The main drawback of annuals is economic. You have to buy new ones every spring.
You can use annuals
To fill an entire flowerbed (this popular use is why some places call annuals bedding plants)
In container displays — in pots, window boxes, patio planter boxes, and more
To fill a hanging basket
To edge a walkway
To "spot" color in a perennial bed
In edging and as decoration for a vegetable or herb garden
To cover over or at least distract from a fading spring bulb display
If you shop earlier in spring (before the garden center has been picked clean) or go to a place with a big selection, you see lots of choices. If you find certain types too boring or common, look around for alternatives — one big trend these days is familiar annuals in new colors, even bicolors. Get creative! Have some fun!

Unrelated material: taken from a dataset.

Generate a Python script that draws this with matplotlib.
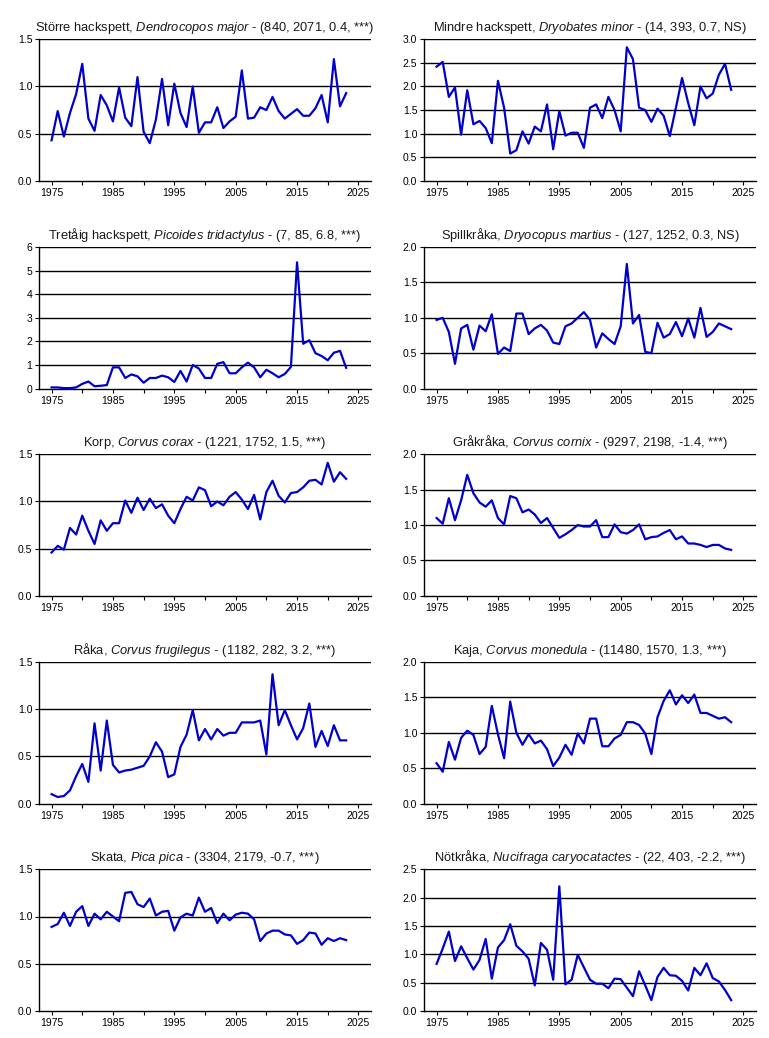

Here are some popular annuals:
Sun-lovers: Angelonia, California poppy, cleome, cosmos, geranium, lobelia, marigold, million bells, nasturtium, nicotiana, petunia, portulaca, salvia, and zinnia
Shade-lovers: Ageratum, cineraria, coleus, forget-me-not, impatiens, nemophila, pansy, primrose, sweet William, vinca, wax begonia
Here are some unusual, offbeat, but still easy annuals:
Collinsia: An easily grown and graceful plant that looks similar to a blue snapdragon
Eustoma: A plant with very long lasting, silk-like flowers
Feverfew: An annual covered with double, mostly white chrysanthemum-like flowers
Annual foxglove: A plant with charming, nodding flowers on a tall spike, adding a dramatic vertical element to any garden
Honesty (money plant): An annual grown for its translucent quarter-shaped seed pods that make it choice for dried arrangements
Larkspur: A plant that's easy to grow by directly sowing the seeds in your garden in the early spring
Nemophila: A plant with sky-blue cup flowers on compact mounded plants
Nierembergia: A ground-hugging plant covered with purple cup-shaped flowers
Stock: An annual with heavenly fragrance and flowers from white to pink to purple
Torenia: A flower that looks like an open-faced snapdragon on compact plants, in shades of blue, pink and white.